Russia was represented in the match by chess players from Krasnoyarsk Krai, as well as from Tuva and Khakassia. The Siberians took a confident lead from the first day and kept their leadership until the end of the match.
Krasnoyarsk Krai and the province of Heilongjiang are connected by many projects, including sports ones. In the midst of the lockdown, there came an idea to make friends through the chessboard. The negotiations did not last long, as both sides showed interest. The chess community of both countries watched the tournament - the matches were broadcast on YouTube, and a grandmaster commented them for the Russians.
The participants were able to play and greet each other; they also managed to choir. As a part the tournament, a joint video was recorded with Russian and Chinese children singing popular children song May There Always Be Sunshine.
– The tournaments were triggered by the coronavirus pandemic, as well as quarantine measures taken, believes the representative of Krasnoyarsk Krai. – There were no offline tournaments, and online chess were on the rise. Even top grandmasters took part in online tournaments. We decided that large-scale international tournaments could be held online since everybody shifted there. It was not a bad idea, kids like it. I think we will keep it up.

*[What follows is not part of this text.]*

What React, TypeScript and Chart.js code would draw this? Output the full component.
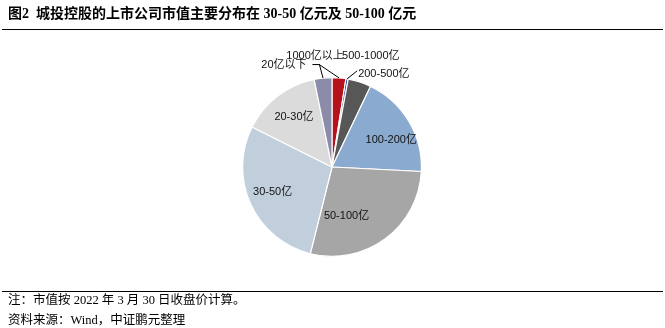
import React, { useEffect, useRef } from "react";
import { Chart, registerables } from "chart.js";

Chart.register(...registerables);

const categories = ["1000亿以上", "500-1000亿", "200-500亿", "100-200亿", "50-100亿", "30-50亿", "20-30亿", "20亿以下"];
const shares = [2.5, 0.4, 4.2, 18.7, 28.1, 28.5, 14.4, 3.2];
const colors = ["#B5121B", "#1F3A8A", "#575757", "#8AABCF", "#A6A6A6", "#C1CFDD", "#DBDBDB", "#8B8BAA"];

const titleText = "图2  城投控股的上市公司市值主要分布在 30-50 亿元及 50-100 亿元";
const noteLines = ["注：市值按 2022 年 3 月 30 日收盘价计算。", "资料来源：Wind，中证鹏元整理"];

type Placement =
  | { inside: true; r: number; da: number }
  | { inside: false; line: number[][]; tx: number; ty: number; align: CanvasTextAlign };

const placements: Placement[] = [
  { inside: false, line: [[-20, -13.5]], tx: -24, ty: -22, align: "center" },
  { inside: false, line: [[10, -8]], tx: -5, ty: -23, align: "left" },
  { inside: false, line: [], tx: -1.5, ty: -8.5, align: "left" },
  { inside: true, r: 0.73, da: 6 },
  { inside: true, r: 0.57, da: 20 },
  { inside: true, r: 0.72, da: 2 },
  { inside: true, r: 0.7, da: 0 },
  { inside: false, line: [[-3.6, -13.5], [-10.6, -13.5]], tx: -16.5, ty: -13.5, align: "right" },
];

const labelPlugin = {
  id: "sliceLabels",
  afterDatasetsDraw(chart: any) {
    const ctx = chart.ctx as CanvasRenderingContext2D;
    const meta = chart.getDatasetMeta(0);
    ctx.save();
    ctx.font = "11px 'Liberation Sans', 'Noto Sans CJK SC'";
    ctx.fillStyle = "#111";
    ctx.textBaseline = "middle";
    meta.data.forEach((el: any, i: number) => {
      const p = el.getProps(["x", "y", "startAngle", "endAngle", "outerRadius"], true);
      const mid = (p.startAngle + p.endAngle) / 2;
      const pl = placements[i];
      if (pl.inside) {
        const a = mid + (pl.da * Math.PI) / 180;
        const r = p.outerRadius * pl.r;
        ctx.textAlign = "center";
        ctx.fillText(categories[i], p.x + r * Math.cos(a), p.y + r * Math.sin(a));
      } else {
        const ox = p.x + p.outerRadius * Math.cos(mid);
        const oy = p.y + p.outerRadius * Math.sin(mid);
        if (pl.line.length) {
          ctx.beginPath();
          ctx.moveTo(ox, oy);
          pl.line.forEach(([dx, dy]) => ctx.lineTo(ox + dx, oy + dy));
          ctx.strokeStyle = "#000";
          ctx.lineWidth = 1;
          ctx.stroke();
        }
        ctx.textAlign = pl.align;
        ctx.fillText(categories[i], ox + pl.tx, oy + pl.ty);
      }
    });
    ctx.restore();
  },
};

function PieChart() {
  const ref = useRef<HTMLCanvasElement | null>(null);
  useEffect(() => {
    if (!ref.current) return;
    const chart = new Chart(ref.current, {
      type: "pie",
      data: {
        labels: categories,
        datasets: [
          {
            data: shares,
            backgroundColor: colors,
            borderColor: "#FFFFFF",
            borderWidth: 1.2,
          },
        ],
      },
      options: {
        responsive: false,
        animation: false,
        events: [],
        layout: { padding: { top: 77, bottom: 71, left: 242, right: 243 } },
        plugins: { legend: { display: false }, tooltip: { enabled: false } },
      },
      plugins: [labelPlugin],
    });
    return () => chart.destroy();
  }, []);
  return <canvas ref={ref} width={665} height={328} style={{ position: "absolute", left: 0, top: 0 }} />;
}

export default function App() {
  return (
    <div style={{ position: "absolute", left: 0, top: 0, width: 665, height: 328, background: "#fff", overflow: "hidden" }}>
      <PieChart />
      <div
        style={{
          position: "absolute",
          left: 8,
          top: 5,
          fontFamily: "'Liberation Serif', 'Noto Sans CJK SC'",
          fontWeight: "bold",
          fontSize: 14,
          lineHeight: "18px",
          whiteSpace: "pre",
          color: "#000",
        }}
      >
        {titleText}
      </div>
      <div style={{ position: "absolute", left: 2, top: 29, width: 661, height: 1, background: "#000" }} />
      <div style={{ position: "absolute", left: 2, top: 291, width: 661, height: 1, background: "#000" }} />
      <div
        style={{
          position: "absolute",
          left: 8,
          top: 290,
          fontFamily: "'Liberation Serif', 'Noto Sans CJK SC'",
          fontSize: 12.5,
          lineHeight: "20px",
          whiteSpace: "pre",
          color: "#000",
        }}
      >
        {noteLines.map((t, i) => (
          <div key={i}>{t}</div>
        ))}
      </div>
    </div>
  );
}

According to him, online tournaments provide many chess players with new experience; especially they are useful for children who find it difficult to concentrate properly at home.
- The pandemic has given online chess momentum, and the development will continue in future, but I am convinced that online tournaments cannot replace live ones, Denis Petrukhin believes. - We hope to be able to start holding offline competition in the second half of August.
Let us say a few words about the holiday. The World Chess Day has been celebrated since 1966 by decision of the World Chess Federation (FIDE), which was established on July 20, 1924.
In the midst of the pandemic, the chess overcame gravity and went into space - at the beginning of June the second ever chess encounter between the Earth and space took place. Ivan Vagner and Anatoli Ivanishin, the astronauts, played the game from the orbit; the Earth was represented by Sergei Karjakin, the world rapid chess champion.
The match broadcast was watched all over the world. The game ended in a draw, just as the first one held half a century before. The astronauts played special chess pieces, which are not affected by zero-gravity. As it turned out, neither time, fashion or new technologies may pose any threat to chess.